Impacts of modifying SyncIQ policies
SyncIQ policies may be modified and updated through the CLI or the web interface. The impact of the change is dependent upon how the policy is modified. Rather than modifying or deleting a policy when a suspension is required, the policy may also be disabled, allowing for it to be re-enabled with minimal impact at a later point.
After a policy is configured and the policy has run, SyncIQ will run either the initial replication again or a differential replication if the following variables are modified:
• Source directory
• Included or excluded directories
• File criteria: type, time, and regular expressions
• Target cluster, even if the new target cluster is identical to the old one
– IP and DNS changes will not trigger a full replication. However, if the cluster GUID changes, the job will fail at runtime. Also, unlike the other settings, a manual reset of the affected policy is required to be able to run an associated job.
• Target directory
If a SyncIQ replication policy is deleted, replication jobs will not be created for the policy. Any snapshots and reports associated with the policy are also deleted. The target cluster will break the association to the source cluster, removing the local target entry, and the target directory will allow writes.
SyncIQ performance rules
Performance Rules provide several options for administrators to define limits of resource consumption for SyncIQ policies during specific times or continuously. Setting performance limits allows for minimal impact to high priority workflows but allows nodes to participate in replication within a defined set of resources.

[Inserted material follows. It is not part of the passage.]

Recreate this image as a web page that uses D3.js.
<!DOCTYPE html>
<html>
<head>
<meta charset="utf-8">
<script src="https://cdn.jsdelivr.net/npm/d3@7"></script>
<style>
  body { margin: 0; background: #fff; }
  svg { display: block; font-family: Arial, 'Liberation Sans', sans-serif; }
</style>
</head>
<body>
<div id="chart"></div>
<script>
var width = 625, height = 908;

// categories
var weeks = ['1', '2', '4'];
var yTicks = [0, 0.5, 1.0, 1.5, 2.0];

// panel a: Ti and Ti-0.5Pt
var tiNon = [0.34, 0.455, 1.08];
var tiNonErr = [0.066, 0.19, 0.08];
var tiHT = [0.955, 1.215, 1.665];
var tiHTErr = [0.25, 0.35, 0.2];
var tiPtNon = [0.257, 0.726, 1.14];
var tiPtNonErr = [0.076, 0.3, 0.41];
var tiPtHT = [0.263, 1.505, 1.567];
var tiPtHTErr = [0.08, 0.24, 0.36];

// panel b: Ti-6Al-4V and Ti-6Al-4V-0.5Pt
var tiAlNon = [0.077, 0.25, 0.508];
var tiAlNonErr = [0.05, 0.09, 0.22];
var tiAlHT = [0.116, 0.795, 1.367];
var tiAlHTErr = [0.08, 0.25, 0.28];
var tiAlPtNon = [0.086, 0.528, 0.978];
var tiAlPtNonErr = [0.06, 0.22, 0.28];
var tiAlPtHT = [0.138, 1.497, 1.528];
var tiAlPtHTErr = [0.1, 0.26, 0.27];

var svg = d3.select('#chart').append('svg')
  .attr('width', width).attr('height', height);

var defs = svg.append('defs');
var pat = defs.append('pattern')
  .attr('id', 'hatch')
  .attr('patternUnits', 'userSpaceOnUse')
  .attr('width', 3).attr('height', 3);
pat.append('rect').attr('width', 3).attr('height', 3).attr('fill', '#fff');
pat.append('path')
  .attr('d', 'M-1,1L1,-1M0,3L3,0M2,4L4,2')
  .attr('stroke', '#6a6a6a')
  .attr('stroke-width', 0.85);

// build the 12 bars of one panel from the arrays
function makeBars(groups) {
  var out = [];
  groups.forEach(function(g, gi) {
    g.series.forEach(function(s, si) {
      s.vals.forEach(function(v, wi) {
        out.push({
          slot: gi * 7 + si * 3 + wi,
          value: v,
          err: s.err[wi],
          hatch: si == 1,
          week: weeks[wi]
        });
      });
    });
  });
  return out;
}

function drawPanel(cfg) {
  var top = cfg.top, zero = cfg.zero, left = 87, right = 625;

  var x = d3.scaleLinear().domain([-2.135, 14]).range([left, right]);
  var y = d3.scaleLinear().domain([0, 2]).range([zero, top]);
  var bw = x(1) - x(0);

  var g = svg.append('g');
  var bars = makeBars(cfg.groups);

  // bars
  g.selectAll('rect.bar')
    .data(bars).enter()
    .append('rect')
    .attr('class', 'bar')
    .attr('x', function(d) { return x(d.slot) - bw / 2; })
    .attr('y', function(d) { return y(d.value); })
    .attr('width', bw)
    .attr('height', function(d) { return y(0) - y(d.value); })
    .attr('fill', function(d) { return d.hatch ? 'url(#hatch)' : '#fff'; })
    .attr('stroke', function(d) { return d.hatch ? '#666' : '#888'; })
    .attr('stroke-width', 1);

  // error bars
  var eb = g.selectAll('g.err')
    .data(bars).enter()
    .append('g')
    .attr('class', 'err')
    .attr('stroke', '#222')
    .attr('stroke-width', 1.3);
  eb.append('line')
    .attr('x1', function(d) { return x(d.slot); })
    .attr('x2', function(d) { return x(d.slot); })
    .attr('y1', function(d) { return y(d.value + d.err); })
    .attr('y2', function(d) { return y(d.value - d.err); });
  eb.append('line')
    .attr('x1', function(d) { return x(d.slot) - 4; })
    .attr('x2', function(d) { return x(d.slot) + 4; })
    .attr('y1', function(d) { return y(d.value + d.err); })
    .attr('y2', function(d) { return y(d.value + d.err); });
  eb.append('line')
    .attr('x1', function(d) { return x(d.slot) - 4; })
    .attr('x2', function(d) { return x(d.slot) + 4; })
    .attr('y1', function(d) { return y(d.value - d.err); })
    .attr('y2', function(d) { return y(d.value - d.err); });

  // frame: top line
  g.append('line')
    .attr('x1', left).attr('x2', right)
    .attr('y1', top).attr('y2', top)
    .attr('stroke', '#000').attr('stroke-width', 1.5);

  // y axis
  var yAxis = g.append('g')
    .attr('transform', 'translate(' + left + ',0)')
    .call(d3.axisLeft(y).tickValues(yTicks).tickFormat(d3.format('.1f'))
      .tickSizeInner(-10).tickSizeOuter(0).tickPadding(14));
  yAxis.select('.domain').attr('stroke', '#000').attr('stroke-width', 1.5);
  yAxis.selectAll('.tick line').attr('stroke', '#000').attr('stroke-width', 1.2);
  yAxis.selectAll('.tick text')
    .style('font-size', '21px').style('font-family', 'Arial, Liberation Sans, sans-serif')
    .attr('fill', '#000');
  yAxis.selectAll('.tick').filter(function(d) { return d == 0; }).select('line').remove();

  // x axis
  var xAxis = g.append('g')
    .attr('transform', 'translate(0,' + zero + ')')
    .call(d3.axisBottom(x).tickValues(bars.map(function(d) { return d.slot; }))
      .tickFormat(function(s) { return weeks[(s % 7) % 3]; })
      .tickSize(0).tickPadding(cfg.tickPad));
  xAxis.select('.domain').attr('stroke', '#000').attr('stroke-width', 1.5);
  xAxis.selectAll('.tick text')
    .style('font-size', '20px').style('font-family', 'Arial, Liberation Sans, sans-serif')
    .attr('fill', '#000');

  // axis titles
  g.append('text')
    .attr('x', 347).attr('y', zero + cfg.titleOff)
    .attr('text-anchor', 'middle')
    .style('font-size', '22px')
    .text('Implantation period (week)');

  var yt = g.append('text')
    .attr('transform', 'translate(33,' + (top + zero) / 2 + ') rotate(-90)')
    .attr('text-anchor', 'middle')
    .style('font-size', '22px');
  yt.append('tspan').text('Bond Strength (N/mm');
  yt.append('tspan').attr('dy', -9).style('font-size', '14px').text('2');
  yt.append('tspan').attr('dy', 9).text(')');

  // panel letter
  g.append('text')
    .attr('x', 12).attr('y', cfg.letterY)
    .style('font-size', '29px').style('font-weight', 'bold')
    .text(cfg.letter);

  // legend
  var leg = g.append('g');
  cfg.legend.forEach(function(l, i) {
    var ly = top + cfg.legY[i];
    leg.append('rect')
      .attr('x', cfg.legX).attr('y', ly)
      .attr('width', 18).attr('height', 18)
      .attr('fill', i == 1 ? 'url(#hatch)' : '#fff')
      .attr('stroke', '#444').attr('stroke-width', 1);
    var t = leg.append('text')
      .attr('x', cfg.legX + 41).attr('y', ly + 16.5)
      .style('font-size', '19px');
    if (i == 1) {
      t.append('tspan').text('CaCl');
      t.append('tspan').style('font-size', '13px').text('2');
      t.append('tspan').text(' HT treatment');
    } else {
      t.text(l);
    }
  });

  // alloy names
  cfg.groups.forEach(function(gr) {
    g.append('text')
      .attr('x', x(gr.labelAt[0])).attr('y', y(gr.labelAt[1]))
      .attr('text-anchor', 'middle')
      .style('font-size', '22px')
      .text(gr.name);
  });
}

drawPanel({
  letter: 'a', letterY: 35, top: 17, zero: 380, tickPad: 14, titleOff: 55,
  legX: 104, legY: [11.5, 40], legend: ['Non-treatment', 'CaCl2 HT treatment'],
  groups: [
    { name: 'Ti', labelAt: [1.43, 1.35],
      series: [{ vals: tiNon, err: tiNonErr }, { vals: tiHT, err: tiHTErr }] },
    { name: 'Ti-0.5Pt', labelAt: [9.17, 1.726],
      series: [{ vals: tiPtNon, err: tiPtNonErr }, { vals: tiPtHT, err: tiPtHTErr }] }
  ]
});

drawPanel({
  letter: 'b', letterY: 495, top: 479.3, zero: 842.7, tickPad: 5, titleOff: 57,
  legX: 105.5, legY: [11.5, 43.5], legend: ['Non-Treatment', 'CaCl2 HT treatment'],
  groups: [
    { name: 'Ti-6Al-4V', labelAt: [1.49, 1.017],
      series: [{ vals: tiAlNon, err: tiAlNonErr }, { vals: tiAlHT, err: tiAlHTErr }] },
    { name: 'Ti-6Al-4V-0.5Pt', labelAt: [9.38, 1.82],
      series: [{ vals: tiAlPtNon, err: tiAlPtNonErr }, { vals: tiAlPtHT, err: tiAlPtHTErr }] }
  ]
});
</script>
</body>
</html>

SyncIQ uses aggregate resources across the cluster to maximize replication performance, thus potentially affecting other cluster operations and client response. The default performance configurations, number of workers, network use, and CPU consumption may not be optimal for certain data sets or the processing needs of the business. CPU and network use are set to ‘unlimited’ by default. However, SyncIQ allows administrators to control how resources are consumed and balance replication performance with other file system operations by implementing a number of cluster-wide controls. Rules are created to define available resources for SyncIQ policies for different time periods.

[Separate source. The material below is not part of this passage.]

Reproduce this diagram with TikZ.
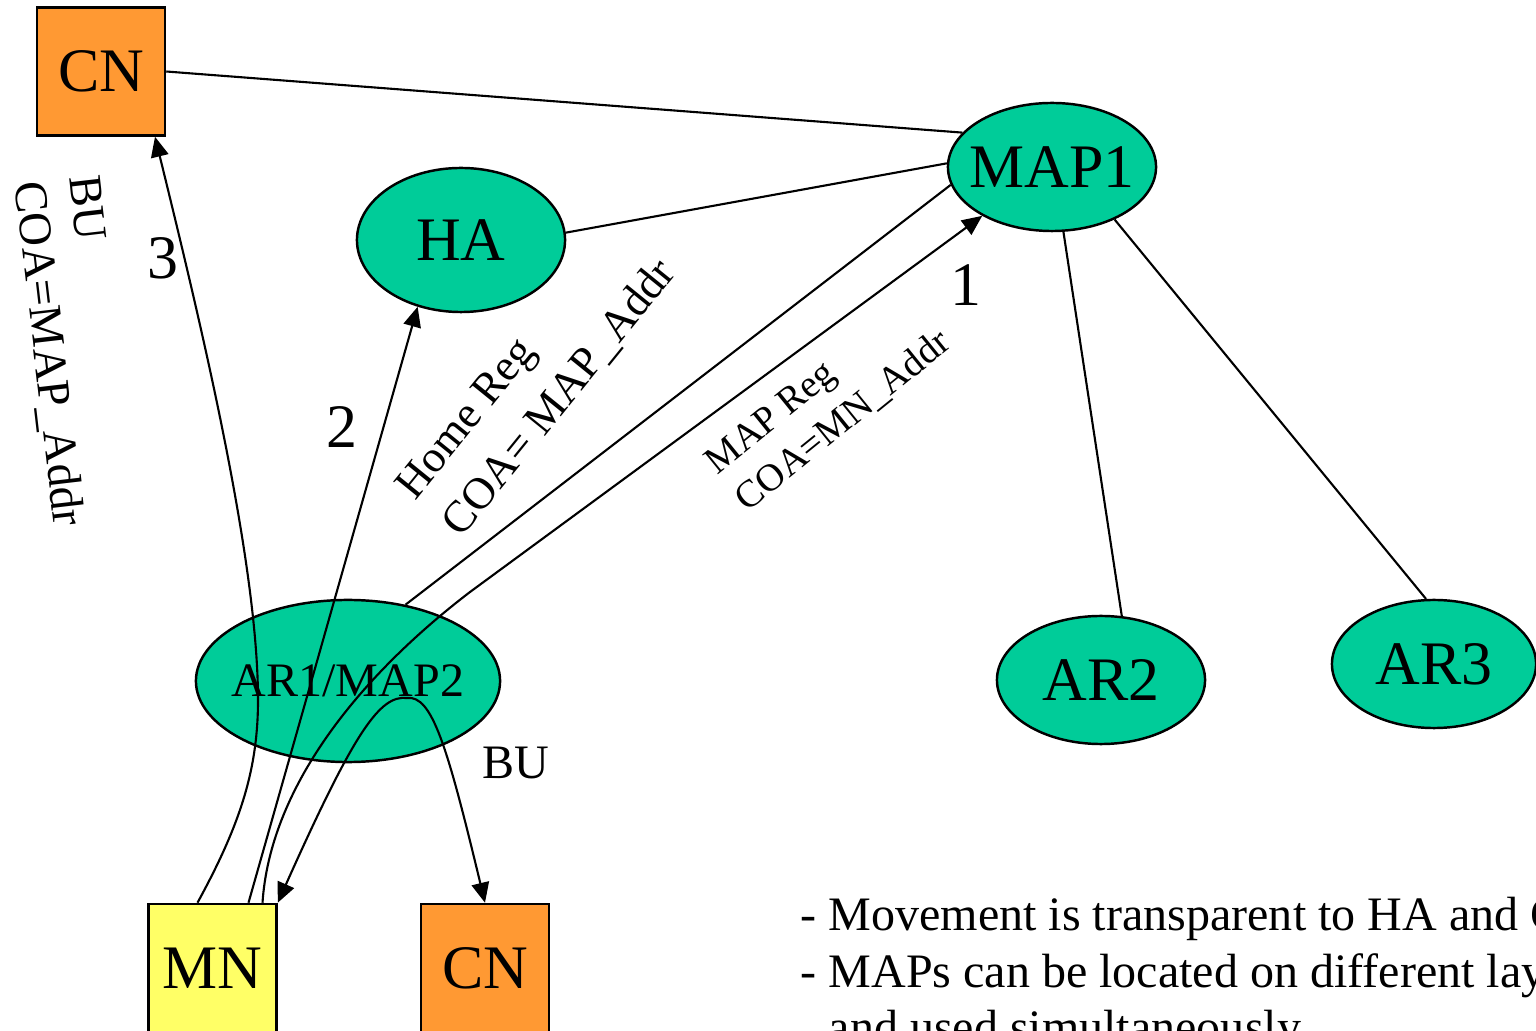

To view or create SyncIQ Performance Rules from the OneFS web interface, click Data Protection > SyncIQ and select the “Performance Rules” tab. Existing Performance Rules are displayed. Click “Create a SyncIQ Performance Rule”, to add a new rule
From the Rule Type drop-down menu, select one of the following options:
• Bandwidth: This option provides a limit on the maximum amount of network bandwidth a SyncIQ policy can consume. Once “Bandwidth” is selected the “Limit” field changes to kb/s. In the “Limit” field, specify the maximum allowable bandwidth in kb/s.
• File Count: This option allows administrators to define a maximum number of files that replication jobs can send per second. Once “File Count” is selected, the “Limit” field changes to files/sec. In the “Limit” field, specify the maximum allowable files/sec.

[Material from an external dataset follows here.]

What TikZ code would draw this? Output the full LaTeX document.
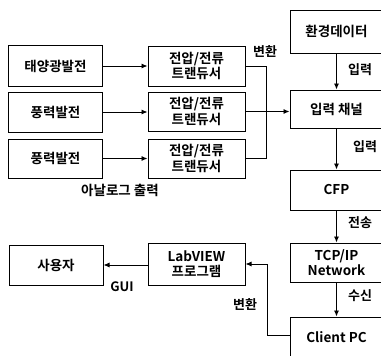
\documentclass[tikz,border=0pt]{standalone}
\usepackage{fontspec}
\setmainfont{Noto Sans CJK KR}[BoldFont={Noto Sans CJK KR Bold}]
\usetikzlibrary{arrows.meta}
\begin{document}
\begin{tikzpicture}[x=1pt,y=1pt,
  box/.style={draw=black,line width=1pt,minimum width=94pt,minimum height=40pt,inner sep=1pt,align=center,font=\fontsize{13.5}{15.5}\selectfont\bfseries},
  tbox/.style={box,minimum width=97pt},
  conn/.style={draw=black,line width=0.9pt},
  arr/.style={conn,-{Latex[length=6pt,width=5pt]}},
  lbl/.style={font=\fontsize{13}{14}\selectfont\bfseries,inner sep=0pt}]
\useasboundingbox (0,0) rectangle (381,-356);
% left sources
\node[box,minimum height=41pt] (sun) at (55.5,-66) {태양광발전};
\node[box] (w1) at (55.5,-112) {풍력발전};
\node[box,minimum height=39pt] (w2) at (55.5,-158.5) {풍력발전};
% transducers
\node[tbox] (t1) at (196.5,-66) {전압/전류\\트랜듀서};
\node[tbox,minimum height=39pt] (t2) at (196.5,-111.5) {전압/전류\\트랜듀서};
\node[tbox,minimum height=39pt] (t3) at (196.5,-158.5) {전압/전류\\트랜듀서};
% right column
\node[box,minimum width=93pt,minimum height=43pt] (env) at (336.5,-31.5) {환경데이터};
\node[box,minimum width=93pt,minimum height=38pt] (ch) at (336.5,-109) {입력 채널};
\node[box,minimum width=93pt] (cfp) at (336.5,-190) {CFP};
\node[box,minimum width=93pt,minimum height=39pt] (tcp) at (336.5,-262.5) {TCP/IP\\Network};
\node[box,minimum width=93pt,minimum height=41pt] (pc) at (336.5,-337.5) {Client PC};
% bottom left
\node[tbox,minimum height=42pt] (lab) at (196.5,-264) {LabVIEW\\프로그램};
\node[box] (user) at (56,-265) {사용자};
% coordinates
\coordinate (b1) at (266,-66);
\coordinate (b3) at (266,-158.5);
\coordinate (c1) at (267,-335);
\coordinate (c2) at (267,-264);
% connectors
\draw[arr] (sun.east) -- (t1.west);
\draw[arr] (w1.east) -- (t2.west |- w1.east);
\draw[arr] (w2.east) -- (t3.west |- w2.east);
\draw[conn] (t1.east) -- (b1) -- (b3) -- (t3.east);
\draw[arr] (t2.east) -- (ch.west |- t2.east);
\draw[arr] (env.south) -- (ch.north);
\draw[arr] (ch.south) -- (cfp.north);
\draw[arr] (cfp.south) -- (tcp.north);
\draw[arr] (tcp.south) -- (pc.north);
\draw[conn] (pc.west |- c1) -- (c1) -- (c2);
\draw[arr] (c2) -- (lab.east |- c2);
\draw[arr] (lab.west |- user.east) -- (user.east);
% labels
\node[lbl] (l1) at (265,-52) {변환};
\node[lbl] (l2) at (360,-70) {입력};
\node[lbl] (l3) at (365,-147) {입력};
\node[lbl] (l4) at (360,-223) {전송};
\node[lbl] (l5) at (360,-296) {수신};
\node[lbl] (l6) at (245,-305) {변환};
\node[lbl] (l7) at (122,-287) {GUI};
\node[lbl,font=\fontsize{13.5}{15}\selectfont\bfseries] (l8) at (120,-190) {아날로그 출력};
\end{tikzpicture}
\end{document}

• CPU: This option limits the CPU consumption to a percentage of the total available. Once “CPU” is selected, the “Limit” field changes to “%”. In the “Limit” field, specify the maximum allowable “%” for the maximum CPU consumption.
• Workers: This option limits the number of workers available to a percentage of the maximum possible. Once “Workers” is selected, the “Limit” field changes to “%”. In the “Limit” field, specify the maximum percentage of workers.
These performance rules will apply to all policies executing during the specified time interval.